+++ Data

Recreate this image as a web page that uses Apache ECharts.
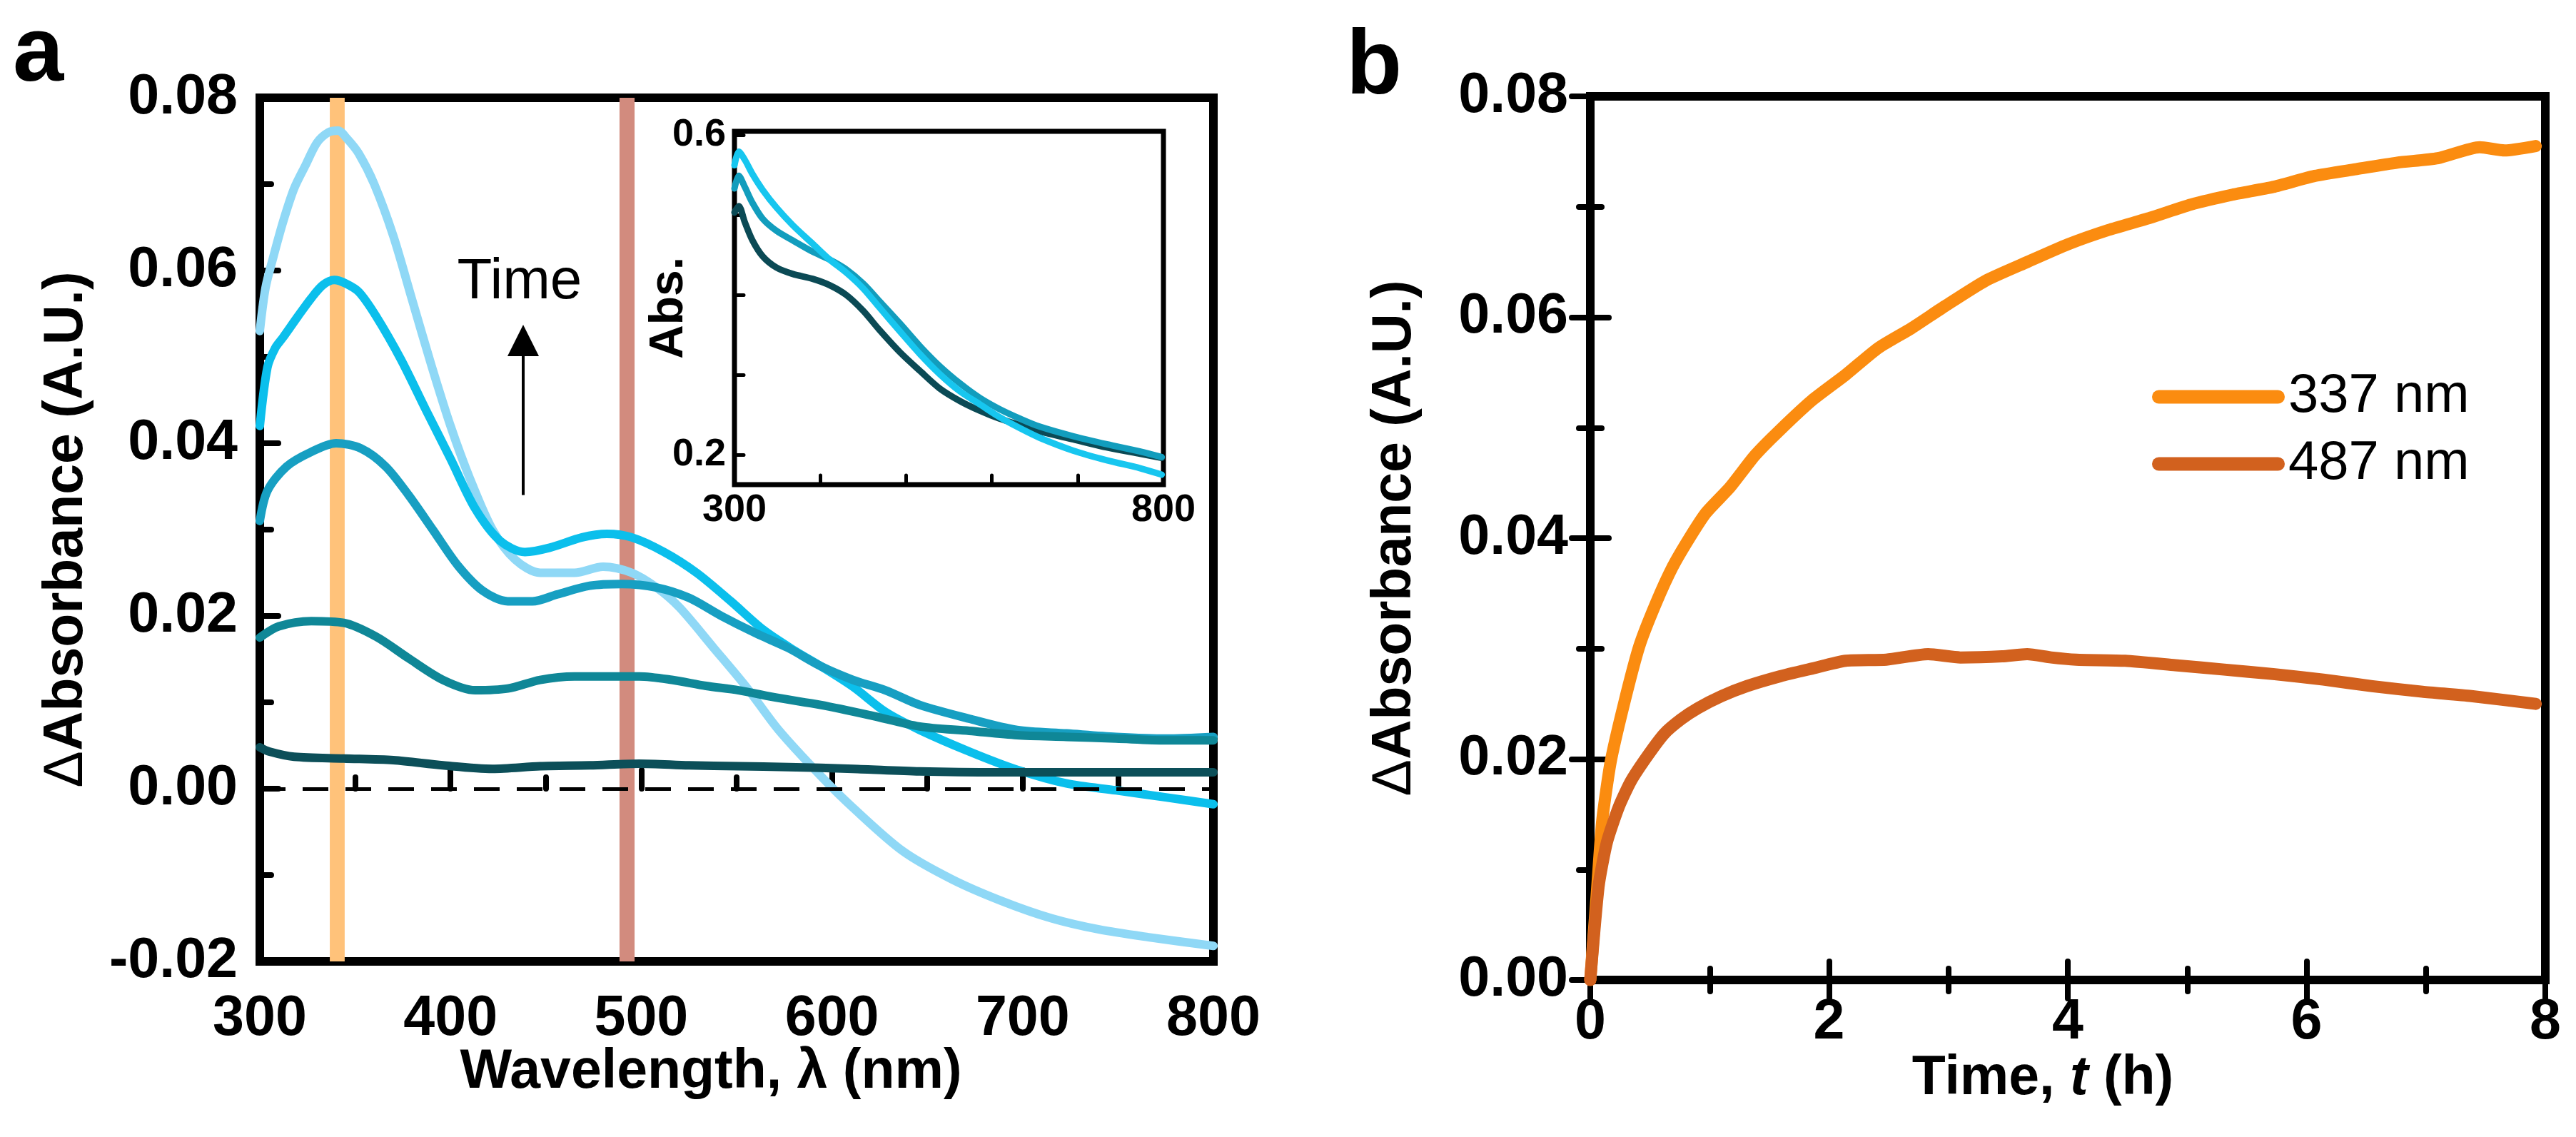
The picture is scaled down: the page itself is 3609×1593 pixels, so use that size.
<!DOCTYPE html>
<html><head><meta charset="utf-8">
<script src="https://cdn.jsdelivr.net/npm/echarts@6/dist/echarts.min.js"></script>
<style>html,body{margin:0;padding:0;background:#fff;}#c{width:3609px;height:1593px;}</style>
</head><body><div id="c"></div>
<script>
// ---------- Panel a: difference spectra ----------
const wlA1 = [300,303,307,312,318,324,330,336,341,346,352,360,370,380,390,400,410,422,434,447,465,480,495,508,520,538,555,572,594,611,637,663,689,715,740,766,800];
const dA1  = [0.053,0.058,0.0615,0.0655,0.0695,0.0722,0.0748,0.076,0.0762,0.0752,0.0735,0.070,0.064,0.0565,0.049,0.042,0.036,0.030,0.0265,0.025,0.025,0.0257,0.025,0.0233,0.021,0.0163,0.0118,0.0068,0.0015,-0.0022,-0.0072,-0.0105,-0.013,-0.015,-0.0163,-0.0172,-0.0182];
const wlA2 = [300,304,308,312,320,327,333,339,345,352,361,374,387,400,413,426,439,452,469,482,495,512,529,547,564,581,594,611,628,646,672,697,723,749,775,800];
const dA2  = [0.042,0.0488,0.051,0.0522,0.0547,0.0568,0.0583,0.0589,0.0585,0.0575,0.0547,0.0497,0.0439,0.0382,0.0324,0.0287,0.0274,0.0279,0.0291,0.0295,0.0291,0.0274,0.025,0.0217,0.0184,0.0159,0.0142,0.0118,0.0089,0.0068,0.0043,0.0022,0.0006,-0.0002,-0.001,-0.0018];
const wlA3 = [300,304,314,327,340,353,366,378,391,404,417,430,443,456,473,490,508,525,542,560,577,594,611,628,646,672,697,723,749,775,800];
const dA3  = [0.031,0.0345,0.0373,0.039,0.040,0.0394,0.0373,0.034,0.0299,0.0258,0.0229,0.0217,0.0217,0.0225,0.0235,0.0237,0.0233,0.0221,0.020,0.018,0.0163,0.0142,0.0126,0.0114,0.0097,0.0081,0.0068,0.0064,0.006,0.0058,0.006];
const wlA4 = [300,310,327,344,361,378,396,413,430,447,465,482,499,516,534,551,572,594,620,646,672,697,723,749,775,800];
const dA4  = [0.0175,0.0188,0.0194,0.0192,0.0176,0.0151,0.0126,0.0114,0.0116,0.0126,0.013,0.013,0.013,0.0126,0.0119,0.0114,0.0105,0.0097,0.0085,0.0072,0.0067,0.0062,0.006,0.0058,0.0056,0.0056];
const wlA5 = [300,305,318,344,370,396,422,447,473,499,525,551,577,611,646,689,740,800];
const dA5  = [0.0048,0.0043,0.0037,0.0035,0.0033,0.0027,0.0023,0.0026,0.0027,0.0029,0.0027,0.0026,0.0025,0.0023,0.002,0.0019,0.0019,0.0019];
const bandOrange = [336.7, 344.5];
const bandRed = [488.6, 496.5];
const aXTicks = [300, 800, 100];
const aYTicks = [-0.02, 0.08, 0.02];

// ---------- Inset: absorbance spectra ----------
const wlIn = [300,305,312,321,333,349,368,391,411,430,450,469,493,516,539,563,586,609,633,656,695,734,773,798];
const absDark = [0.503,0.511,0.491,0.468,0.448,0.434,0.426,0.420,0.412,0.400,0.380,0.356,0.328,0.305,0.283,0.267,0.255,0.245,0.237,0.229,0.219,0.209,0.201,0.196];
const absTeal = [0.533,0.549,0.535,0.515,0.495,0.480,0.468,0.454,0.444,0.432,0.414,0.392,0.364,0.336,0.311,0.289,0.271,0.257,0.245,0.235,0.223,0.213,0.204,0.197];
const absCyan = [0.562,0.579,0.569,0.551,0.531,0.509,0.487,0.464,0.444,0.428,0.408,0.384,0.354,0.326,0.301,0.279,0.263,0.247,0.233,0.221,0.205,0.193,0.183,0.175];
const inYTicks = [0.2, 0.3, 0.4, 0.5, 0.6];
const inYLabels = [0.2, 0.6];
const inXLabels = [300, 800];

// ---------- Panel b: kinetics ----------
const t337 = [0,0.055,0.1,0.17,0.28,0.41,0.55,0.69,0.83,0.97,1.17,1.38,1.59,1.86,2.14,2.41,2.69,2.97,3.31,3.66,4.0,4.34,4.69,5.03,5.38,5.72,6.07,6.41,6.76,7.1,7.45,7.66,7.92];
const d337 = [0,0.0079,0.0144,0.0197,0.0249,0.0302,0.0341,0.0374,0.040,0.0423,0.0446,0.0475,0.0498,0.0525,0.0548,0.0572,0.059,0.061,0.0633,0.065,0.0666,0.0679,0.069,0.0702,0.0711,0.0718,0.0728,0.0734,0.074,0.0744,0.0754,0.0751,0.0755];
const t487 = [0,0.07,0.14,0.24,0.34,0.48,0.62,0.76,0.9,1.1,1.31,1.59,1.86,2.14,2.48,2.83,3.1,3.45,3.66,3.86,4.07,4.48,4.9,5.31,5.72,6.14,6.55,6.97,7.38,7.92];
const d487 = [0,0.0085,0.0125,0.0157,0.018,0.0203,0.0223,0.0236,0.0246,0.0257,0.0266,0.0275,0.0282,0.0289,0.029,0.0295,0.0292,0.0293,0.0295,0.0292,0.029,0.0289,0.0285,0.0281,0.0277,0.0272,0.0266,0.0261,0.0257,0.025];
const legendNames = ['337 nm', '487 nm'];
const bXTicks = [0, 8, 2];
const bYTicks = [0, 0.08, 0.02];

// annotation anchor (data coords)
const timeArrow = [438.1, 0.034, 0.0519];
const timeLabel = [436.2, 0.0586];

// ---------- build ----------
const FONT = '"Liberation Sans", Arial, Helvetica, sans-serif';
const pairs = (xs, ys) => xs.map((x, i) => [x, ys[i]]);
const chart = echarts.init(document.getElementById('c'), null, {renderer: 'canvas', width: 3609, height: 1593});

function tick(len, w) { return {show: true, inside: true, length: len, lineStyle: {color: '#000', width: w, cap: 'round'}}; }
function minor(len, w) { return {show: true, splitNumber: 2, length: len, lineStyle: {color: '#000', width: w, cap: 'round'}}; }
const lab = (size, margin, extra) => Object.assign({fontSize: size, fontWeight: 'bold', fontFamily: FONT, color: '#000', margin: margin}, extra || {});
const nameStyle = (extra) => Object.assign({fontSize: 77, fontWeight: 'bold', fontFamily: FONT, color: '#000'}, extra || {});
const yTitleRich = {
  d: {fontSize: 77, fontWeight: 'normal', fontFamily: FONT, color: '#000'},
  b: {fontSize: 77, fontWeight: 'bold', fontFamily: FONT, color: '#000'}
};

function lineSeries(name, data, color, width, xi, yi, extra) {
  return Object.assign({
    name: name, type: 'line', data: data, xAxisIndex: xi, yAxisIndex: yi,
    symbol: 'none', showSymbol: false, smooth: 0.3, silent: true,
    itemStyle: {color: color},
    lineStyle: {color: color, width: width, cap: 'round', join: 'round'}
  }, extra || {});
}

const option = {
  animation: false,
  backgroundColor: '#fff',
  grid: [
    {left: 364, top: 137, width: 1336, height: 1210, show: true, borderColor: '#000', borderWidth: 12, backgroundColor: 'transparent'},
    {left: 1029, top: 184, width: 601, height: 495, show: true, borderColor: '#000', borderWidth: 7, backgroundColor: 'transparent'},
    {left: 2228, top: 135, width: 1338, height: 1238, show: true, borderColor: '#000', borderWidth: 12, backgroundColor: 'transparent'}
  ],
  xAxis: [
    {gridIndex: 0, type: 'value', min: aXTicks[0], max: aXTicks[1], interval: aXTicks[2],
     axisLine: {show: false}, axisTick: tick(26, 8), minorTick: minor(16, 8), splitLine: {show: false},
     axisLabel: lab(79, 42),
     name: 'Wavelength, λ (nm)', nameLocation: 'middle', nameGap: 117, nameMoveOverlap: false,
     nameTextStyle: nameStyle({padding: [0, 72, 0, 0]})},
    {gridIndex: 1, type: 'value', min: 300, max: 800, interval: 100,
     axisLine: {show: false}, axisTick: tick(13, 5), splitLine: {show: false},
     axisLabel: lab(54, 9, {customValues: inXLabels})},
    {gridIndex: 2, type: 'value', min: bXTicks[0], max: bXTicks[1], interval: bXTicks[2],
     axisLine: {show: false}, axisTick: tick(26, 8), minorTick: minor(16, 8), splitLine: {show: false},
     axisLabel: lab(79, 21),
     name: '{n|Time, }{i|t}{n| (h)}', nameLocation: 'middle', nameGap: 100, nameMoveOverlap: false,
     nameTextStyle: nameStyle({padding: [0, 70, 0, 0], rich: {
       n: {fontSize: 77, fontWeight: 'bold', fontFamily: FONT, color: '#000'},
       i: {fontSize: 77, fontWeight: 'bold', fontStyle: 'italic', fontFamily: FONT, color: '#000'}
     }})},
    {gridIndex: 2, type: 'value', position: 'top', min: bXTicks[0], max: bXTicks[1], interval: bXTicks[2],
     axisLine: {show: false}, axisTick: tick(26, 8), minorTick: minor(16, 8), splitLine: {show: false},
     axisLabel: {show: false}}
  ],
  yAxis: [
    {gridIndex: 0, type: 'value', min: aYTicks[0], max: aYTicks[1], interval: aYTicks[2],
     axisLine: {show: false}, axisTick: tick(26, 8), minorTick: minor(16, 8), splitLine: {show: false},
     axisLabel: lab(79, 31, {formatter: v => v.toFixed(2)}),
     name: '{d|Δ}{b|Absorbance (A.U.)}', nameLocation: 'middle', nameGap: 232, nameRotate: 90, nameMoveOverlap: false,
     nameTextStyle: nameStyle({rich: yTitleRich})},
    {gridIndex: 1, type: 'value', min: 0.1625, max: 0.6045,
     axisLine: {show: false}, axisTick: Object.assign(tick(13, 5), {customValues: inYTicks}), splitLine: {show: false},
     axisLabel: lab(54, 12, {customValues: inYLabels, formatter: v => v.toFixed(1), padding: [0, 0, 20, 0]}),
     name: 'Abs.', nameLocation: 'middle', nameGap: 58, nameRotate: 90, nameMoveOverlap: false,
     nameTextStyle: nameStyle({fontSize: 66})},
    {gridIndex: 2, type: 'value', min: bYTicks[0], max: bYTicks[1], interval: bYTicks[2],
     axisLine: {show: false}, axisTick: tick(26, 8), minorTick: minor(16, 8), splitLine: {show: false},
     axisLabel: lab(79, 31, {formatter: v => v.toFixed(2)}),
     name: '{d|Δ}{b|Absorbance (A.U.)}', nameLocation: 'middle', nameGap: 235, nameRotate: 90, nameMoveOverlap: false,
     nameTextStyle: nameStyle({rich: yTitleRich})},
    {gridIndex: 2, type: 'value', position: 'right', min: bYTicks[0], max: bYTicks[1], interval: bYTicks[2],
     axisLine: {show: false}, axisTick: tick(26, 8), minorTick: minor(16, 8), splitLine: {show: false},
     axisLabel: {show: false}}
  ],
  legend: {
    orient: 'vertical', left: 3010, top: 511, itemWidth: 186, itemHeight: 19, itemGap: 14,
    icon: 'path://M9.5,0H176.5A9.5,9.5,0,0,1,176.5,19H9.5A9.5,9.5,0,0,1,9.5,0Z',
    itemStyle: {borderWidth: 0},
    textStyle: {fontSize: 76, lineHeight: 80, color: '#000', fontFamily: FONT},
    data: legendNames, selectedMode: false
  },
  graphic: [
    {type: 'text', x: 18, y: 78, style: {text: 'a', font: 'bold 128px ' + FONT, fill: '#000', verticalAlign: 'middle'}},
    {type: 'text', x: 1886, y: 96, style: {text: 'b', font: 'bold 128px ' + FONT, fill: '#000', verticalAlign: 'middle'}}
  ],
  series: [
    lineSeries('a1', pairs(wlA1, dA1), '#8fd8f6', 12, 0, 0, {
      z: 3,
      markArea: {silent: true, z: 1, data: [
        [{xAxis: bandOrange[0], itemStyle: {color: '#ffc27a'}}, {xAxis: bandOrange[1]}],
        [{xAxis: bandRed[0], itemStyle: {color: '#d28b7e'}}, {xAxis: bandRed[1]}]
      ]}
    }),
    lineSeries('a2', pairs(wlA2, dA2), '#0bbfec', 12, 0, 0, {z: 3}),
    lineSeries('a3', pairs(wlA3, dA3), '#179fc2', 12, 0, 0, {z: 3}),
    lineSeries('a4', pairs(wlA4, dA4), '#0f8797', 12, 0, 0, {z: 3}),
    lineSeries('a5', pairs(wlA5, dA5), '#0c4f59', 12, 0, 0, {
      z: 3,
      markLine: {silent: true, symbol: ['none', 'none'], label: {show: false},
        lineStyle: {color: '#000', width: 5, type: [36, 24]},
        data: [{yAxis: 0}]}
    }),
    {type: 'line', xAxisIndex: 0, yAxisIndex: 0, data: [], silent: true,
     markLine: {silent: true, symbol: ['none', 'triangle'], symbolSize: 44, label: {show: false},
       lineStyle: {color: '#000', width: 4, type: 'solid'},
       data: [[{coord: [timeArrow[0], timeArrow[1]]}, {coord: [timeArrow[0], timeArrow[2]]}]]},
     markPoint: {silent: true, symbol: 'circle', symbolSize: 1, itemStyle: {color: 'rgba(0,0,0,0)'},
       label: {show: true, position: 'inside', formatter: 'Time', fontSize: 80, fontFamily: FONT, color: '#000'},
       data: [{coord: timeLabel}]}},
    lineSeries('i1', pairs(wlIn, absDark), '#0b4a55', 9, 1, 1),
    lineSeries('i2', pairs(wlIn, absTeal), '#129dbd', 9, 1, 1),
    lineSeries('i3', pairs(wlIn, absCyan), '#17c6ef', 9, 1, 1),
    lineSeries(legendNames[0], pairs(t337, d337), '#fb8c10', 17, 2, 2, {smooth: 0.2}),
    lineSeries(legendNames[1], pairs(t487, d487), '#d2611e', 17, 2, 2, {smooth: 0.2})
  ]
};
chart.setOption(option);
</script></body></html>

++++++

▶ Aim: Filter the listing above for the string "that" and copy every matching line.

▶ Finished exercise:
Recreate this image as a web page that uses Apache ECharts.
The picture is scaled down: the page itself is 3609×1593 pixels, so use that size.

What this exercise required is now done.